SET EXERCISE ->
Can you write out every line from the start of the records below through the line containing "d3.scaleLinear().domain([30.4, 32.2]).range([height, 0]);", leaving out any pictures?

MATERIAL SUPPLIED ->

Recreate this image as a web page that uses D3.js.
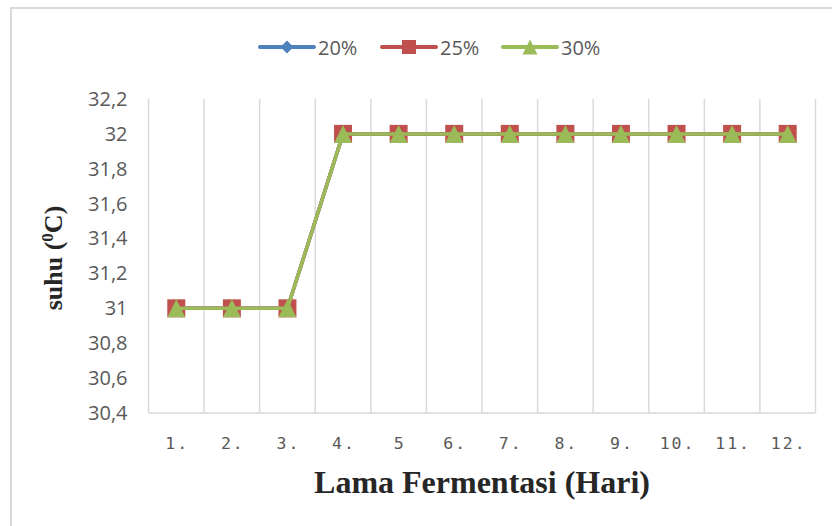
<!DOCTYPE html>
<html>
<head>
<meta charset="utf-8">
<script src="https://cdn.jsdelivr.net/npm/d3@7"></script>
<style>
  body { margin: 0; background: #fff; }
</style>
</head>
<body>
<div id="chart"></div>
<script>
const days = ["1.", "2.", "3.", "4.", "5", "6.", "7.", "8.", "9.", "10.", "11.", "12."];
const seriesNames = ["20%", "25%", "30%"];
const suhu20 = [31, 31, 31, 32, 32, 32, 32, 32, 32, 32, 32, 32];
const suhu25 = [31, 31, 31, 32, 32, 32, 32, 32, 32, 32, 32, 32];
const suhu30 = [31, 31, 31, 32, 32, 32, 32, 32, 32, 32, 32, 32];
const yTicks = [30.4, 30.6, 30.8, 31, 31.2, 31.4, 31.6, 31.8, 32, 32.2];

const colors = ["#4F81BD", "#C0504D", "#9BBB59"];
const series = [suhu20, suhu25, suhu30].map((vals, i) => ({name: seriesNames[i], values: vals, color: colors[i]}));

const W = 832, H = 526;
const margin = {top: 99, right: 16.5, bottom: 113, left: 148.5};
const width = W - margin.left - margin.right;
const height = H - margin.top - margin.bottom;

// excel-ish marker shapes
const diamond = {draw(ctx, size) {
    const r = Math.sqrt(size) / 2;
    ctx.moveTo(0, -r); ctx.lineTo(r, 0); ctx.lineTo(0, r); ctx.lineTo(-r, 0); ctx.closePath();
}};
const triangle = {draw(ctx, size) {
    const r = Math.sqrt(size) / 2;
    ctx.moveTo(0, -r); ctx.lineTo(r, r); ctx.lineTo(-r, r); ctx.closePath();
}};
const markerSym = [diamond, d3.symbolSquare, triangle];
const markerSize = [144, 324, 324];
const legendSize = [169, 196, 225];

const svg = d3.select("#chart").append("svg")
    .attr("width", W)
    .attr("height", H);

// outer frame (only top/left visible in crop)
svg.append("rect")
    .attr("x", 11).attr("y", 8)
    .attr("width", W).attr("height", H)
    .attr("fill", "none")
    .attr("stroke", "#d9d9d9")
    .attr("stroke-width", 2);

const g = svg.append("g").attr("transform", `translate(${margin.left},${margin.top})`);

const x = d3.scaleBand().domain(days).range([0, width]);
const y = d3.scaleLinear().domain([30.4, 32.2]).range([height, 0]);

// vertical gridlines at category boundaries
const bounds = days.map(d => x(d)).concat([width]);
g.selectAll(".vgrid").data(bounds).enter().append("line")
    .attr("x1", d => d).attr("x2", d => d)
    .attr("y1", 0).attr("y2", height)
    .attr("stroke", "#d9d9d9").attr("stroke-width", 1.5);

// bottom axis line
g.append("line")
    .attr("x1", 0).attr("x2", width)
    .attr("y1", height).attr("y2", height)
    .attr("stroke", "#d9d9d9").attr("stroke-width", 1.5);

// y tick labels
const yAxis = d3.axisLeft(y).tickValues(yTicks).tickSize(0).tickPadding(21)
    .tickFormat(d => String(+d.toFixed(1)).replace(".", ","));
g.append("g").call(yAxis)
    .call(s => s.select(".domain").remove())
    .selectAll("text")
    .attr("font-family", "'Open Sans', 'Liberation Sans', sans-serif")
    .attr("font-size", 20)
    .attr("fill", "#595959");

// x tick labels
const xAxis = d3.axisBottom(x).tickSize(0).tickPadding(24);
g.append("g").attr("transform", `translate(0,${height})`).call(xAxis)
    .call(s => s.select(".domain").remove())
    .selectAll("text")
    .attr("font-family", "'DejaVu Sans Mono', monospace")
    .attr("font-size", 16.5)
    .attr("letter-spacing", 2)
    .attr("dx", 1)
    .attr("fill", "#595959");

// lines + markers
const line = d3.line()
    .x((d, i) => x(days[i]) + x.bandwidth() / 2)
    .y(d => y(d));

series.forEach((s, si) => {
    g.append("path")
        .datum(s.values)
        .attr("d", line)
        .attr("fill", "none")
        .attr("stroke", s.color)
        .attr("stroke-width", 3.5)
        .attr("stroke-linejoin", "round");
    g.selectAll(".m" + si).data(s.values).enter().append("path")
        .attr("transform", (d, i) => `translate(${x(days[i]) + x.bandwidth() / 2},${y(d)})`)
        .attr("d", d3.symbol().type(markerSym[si]).size(markerSize[si]))
        .attr("fill", s.color);
});

// legend
const legend = svg.append("g").attr("transform", "translate(260,47)");
const legX = [0, 122, 243];
series.forEach((s, i) => {
    const lg = legend.append("g").attr("transform", `translate(${legX[i]},0)`);
    lg.append("line").attr("x1", 0).attr("x2", 54).attr("y1", 0).attr("y2", 0)
        .attr("stroke", s.color).attr("stroke-width", 4).attr("stroke-linecap", "round");
    lg.append("path").attr("transform", "translate(27,0)")
        .attr("d", d3.symbol().type(markerSym[i]).size(legendSize[i]))
        .attr("fill", s.color);
    lg.append("text").attr("x", 58).attr("y", 7.5)
        .attr("font-family", "'Open Sans', 'Liberation Sans', sans-serif")
        .attr("font-size", 20).attr("fill", "#595959")
        .text(s.name);
});

// axis titles
svg.append("text")
    .attr("x", margin.left + width / 2).attr("y", 493)
    .attr("text-anchor", "middle")
    .attr("font-family", "'Liberation Serif', serif")
    .attr("font-weight", "bold")
    .attr("font-size", 32)
    .attr("fill", "#262626")
    .text("Lama Fermentasi (Hari)");

const yt = svg.append("text")
    .attr("transform", "translate(62,258) rotate(-90)")
    .attr("text-anchor", "middle")
    .attr("font-family", "'Liberation Serif', serif")
    .attr("font-weight", "bold")
    .attr("font-size", 26)
    .attr("fill", "#262626");
yt.append("tspan").text("suhu (");
yt.append("tspan").attr("baseline-shift", "super").attr("font-size", 17).text("0");
yt.append("tspan").text("C)");
</script>
</body>
</html>
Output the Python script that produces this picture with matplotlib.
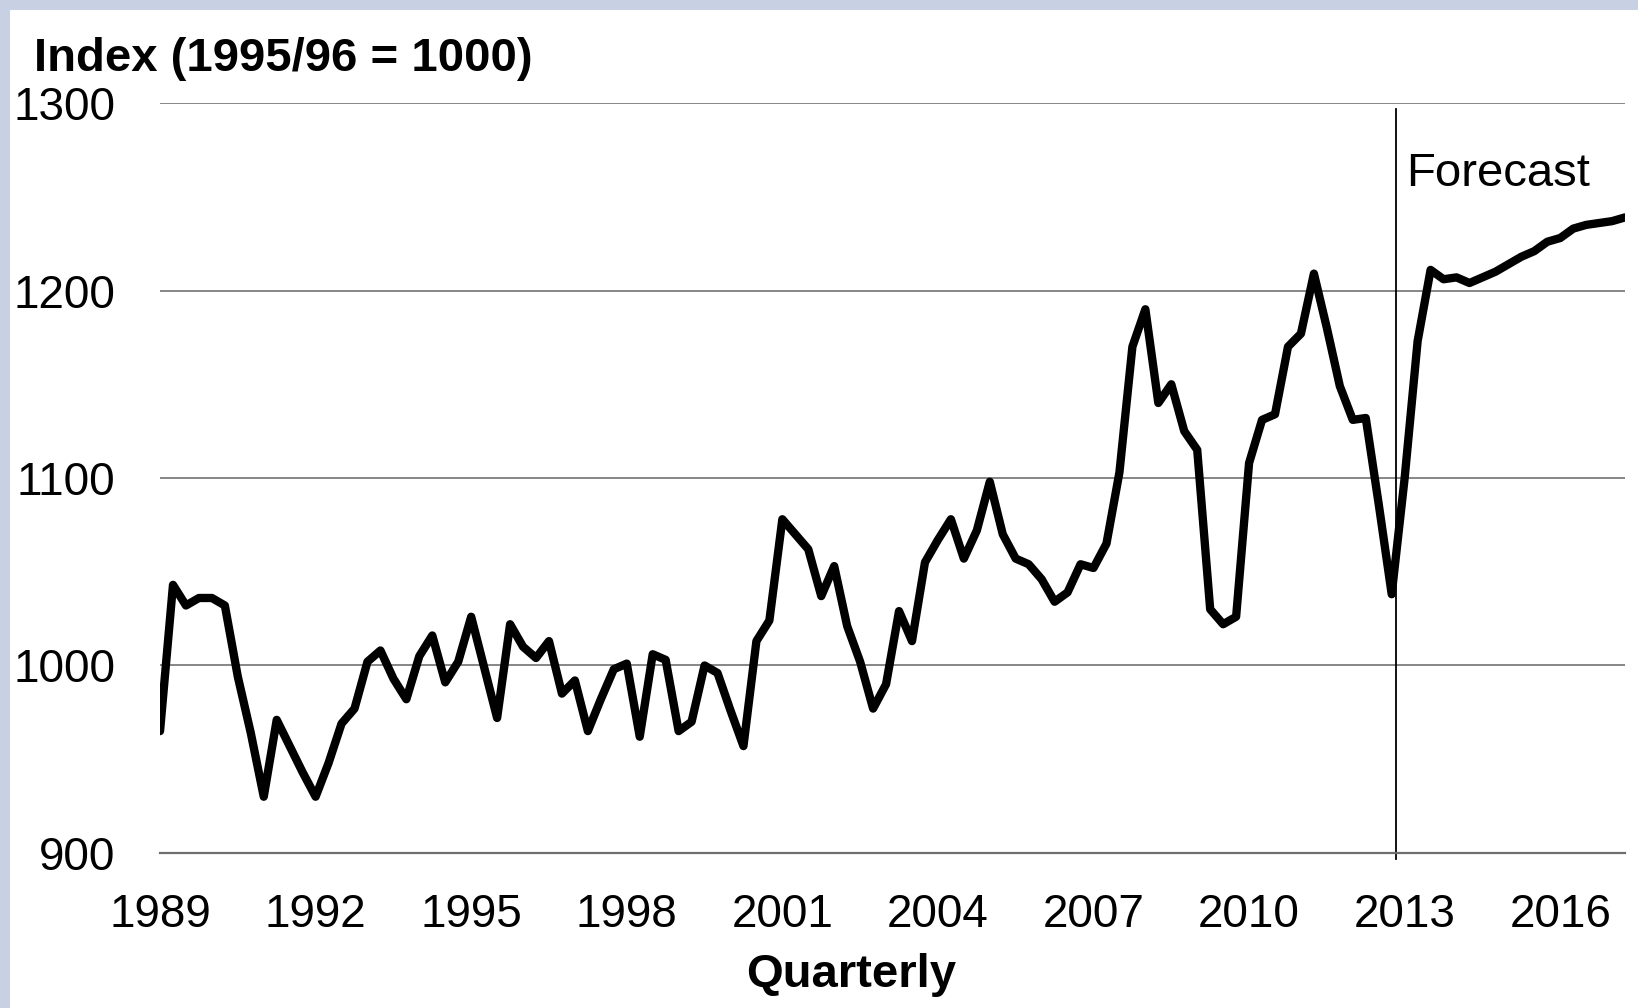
import numpy as np
import matplotlib
matplotlib.use("Agg")
import matplotlib.pyplot as plt
from matplotlib.patches import Rectangle

plt.rcParams["font.family"] = ["Liberation Sans", "DejaVu Sans"]

# Quarterly index values, 1989 Q1 onwards (1995/96 = 1000)
index_values = [
    965, 1043, 1032, 1036, 1036, 1032, 994, 964,
    930, 971, 957, 943, 930, 948, 969, 977,
    1002, 1008, 993, 982, 1005, 1016, 991, 1002,
    1026, 999, 972, 1022, 1010, 1004, 1013, 985,
    992, 965, 982, 998, 1001, 962, 1006, 1003,
    965, 970, 1000, 996, 976, 957, 1013, 1024,
    1078, 1070, 1062, 1037, 1053, 1021, 1002, 977,
    990, 1029, 1013, 1055, 1067, 1078, 1057, 1072,
    1098, 1070, 1057, 1054, 1046, 1034, 1039, 1054,
    1052, 1065, 1103, 1170, 1190, 1140, 1150, 1125,
    1115, 1030, 1022, 1026, 1108, 1131, 1134, 1170,
    1177, 1209, 1180, 1149, 1131, 1132, 1086, 1038,
    1100, 1173, 1211, 1206, 1207, 1204, 1207, 1210,
    1214, 1218, 1221, 1226, 1228, 1233, 1235, 1236,
    1237, 1239,
]
year_labels = ["1989", "1992", "1995", "1998", "2001",
               "2004", "2007", "2010", "2013", "2016"]
y_ticks = [900, 1000, 1100, 1200, 1300]
forecast_start = 95.3  # boundary between last actual and first forecast quarter

quarters = np.arange(len(index_values))

fig = plt.figure(figsize=(16.38, 10.08), dpi=100)
fig.patch.set_facecolor("white")

# light slate border strips along the top and left edges
frame_col = "#c7d1e3"
fig.patches.append(Rectangle((0, 0.99), 1, 0.01, transform=fig.transFigure,
                             facecolor=frame_col, edgecolor="none", zorder=0))
fig.patches.append(Rectangle((0, 0), 0.006, 1, transform=fig.transFigure,
                             facecolor=frame_col, edgecolor="none", zorder=0))

ax = fig.add_axes([0.0977, 0.1538, 0.9921 - 0.0977, 0.8978 - 0.1538])
ax.set_facecolor("white")

ax.plot(quarters, index_values, color="black", lw=6.0,
        solid_joinstyle="round", solid_capstyle="round", zorder=3)

ax.set_xlim(0, len(index_values) - 1)
ax.set_ylim(900, 1300)
ax.set_yticks(y_ticks)
ax.set_yticklabels([str(v) for v in y_ticks])
ax.set_xticks(np.arange(0, len(year_labels) * 12, 12))
ax.set_xticklabels(year_labels)

ax.grid(axis="y", color="#868686", lw=1.4, zorder=1)
ax.grid(axis="x", visible=False)
for side in ["top", "right", "left"]:
    ax.spines[side].set_visible(False)
ax.spines["bottom"].set_color("#6e6e6e")
ax.spines["bottom"].set_linewidth(1.6)

ax.tick_params(axis="both", length=0, labelsize=33, colors="black")
ax.tick_params(axis="y", pad=32)
ax.tick_params(axis="x", pad=29)

# forecast divider
ax.plot([forecast_start, forecast_start], [897, 1297], color="black",
        lw=1.3, clip_on=False, zorder=2)
ax.text(forecast_start + 0.8, 1256, "Forecast", fontsize=34,
        ha="left", va="baseline")

fig.text(0.021, 1 - 71 / 1008, "Index (1995/96 = 1000)", fontsize=34,
         fontweight="bold", ha="left", va="baseline")
fig.text(851 / 1638, 1 - 987 / 1008, "Quarterly", fontsize=34,
         fontweight="bold", ha="center", va="baseline")

fig.savefig("out.png", dpi=100, facecolor="white")
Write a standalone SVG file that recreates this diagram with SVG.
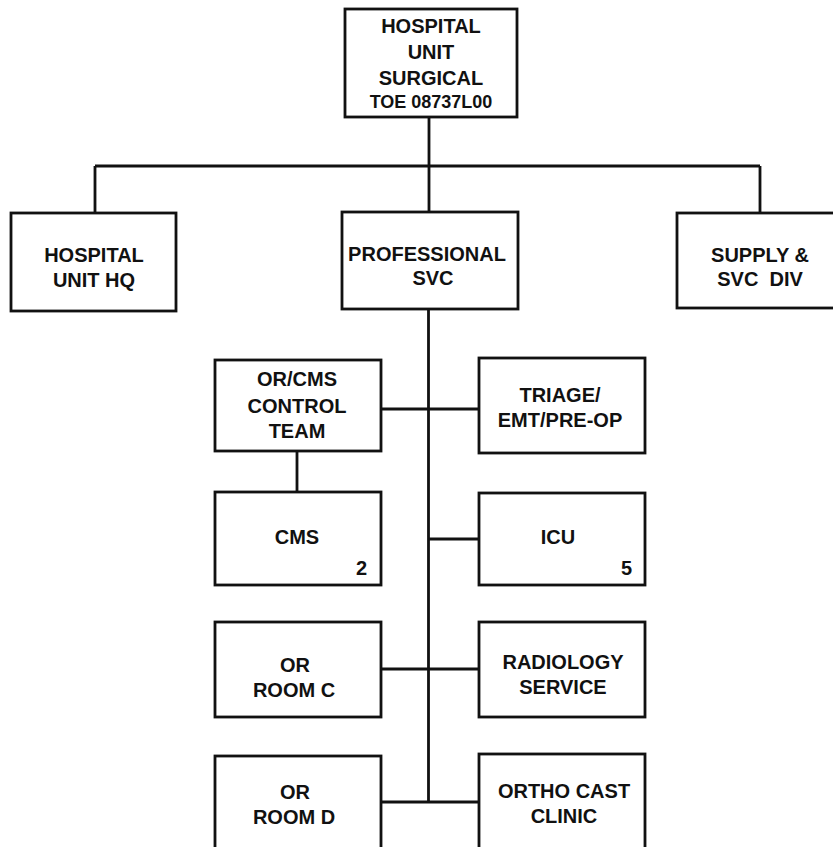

ANSWER TO THE TASK ->
Recreate this image as a web page that uses D3.js.
<!DOCTYPE html>
<html>
<head>
<meta charset="utf-8">
<script src="https://cdn.jsdelivr.net/npm/d3@7"></script>
<style>
  body { margin: 0; background: #fff; }
</style>
</head>
<body>
<div id="chart"></div>
<script>
const days = ["1.", "2.", "3.", "4.", "5", "6.", "7.", "8.", "9.", "10.", "11.", "12."];
const seriesNames = ["20%", "25%", "30%"];
const suhu20 = [31, 31, 31, 32, 32, 32, 32, 32, 32, 32, 32, 32];
const suhu25 = [31, 31, 31, 32, 32, 32, 32, 32, 32, 32, 32, 32];
const suhu30 = [31, 31, 31, 32, 32, 32, 32, 32, 32, 32, 32, 32];
const yTicks = [30.4, 30.6, 30.8, 31, 31.2, 31.4, 31.6, 31.8, 32, 32.2];

const colors = ["#4F81BD", "#C0504D", "#9BBB59"];
const series = [suhu20, suhu25, suhu30].map((vals, i) => ({name: seriesNames[i], values: vals, color: colors[i]}));

const W = 832, H = 526;
const margin = {top: 99, right: 16.5, bottom: 113, left: 148.5};
const width = W - margin.left - margin.right;
const height = H - margin.top - margin.bottom;

// excel-ish marker shapes
const diamond = {draw(ctx, size) {
    const r = Math.sqrt(size) / 2;
    ctx.moveTo(0, -r); ctx.lineTo(r, 0); ctx.lineTo(0, r); ctx.lineTo(-r, 0); ctx.closePath();
}};
const triangle = {draw(ctx, size) {
    const r = Math.sqrt(size) / 2;
    ctx.moveTo(0, -r); ctx.lineTo(r, r); ctx.lineTo(-r, r); ctx.closePath();
}};
const markerSym = [diamond, d3.symbolSquare, triangle];
const markerSize = [144, 324, 324];
const legendSize = [169, 196, 225];

const svg = d3.select("#chart").append("svg")
    .attr("width", W)
    .attr("height", H);

// outer frame (only top/left visible in crop)
svg.append("rect")
    .attr("x", 11).attr("y", 8)
    .attr("width", W).attr("height", H)
    .attr("fill", "none")
    .attr("stroke", "#d9d9d9")
    .attr("stroke-width", 2);

const g = svg.append("g").attr("transform", `translate(${margin.left},${margin.top})`);

const x = d3.scaleBand().domain(days).range([0, width]);
const y = d3.scaleLinear().domain([30.4, 32.2]).range([height, 0]);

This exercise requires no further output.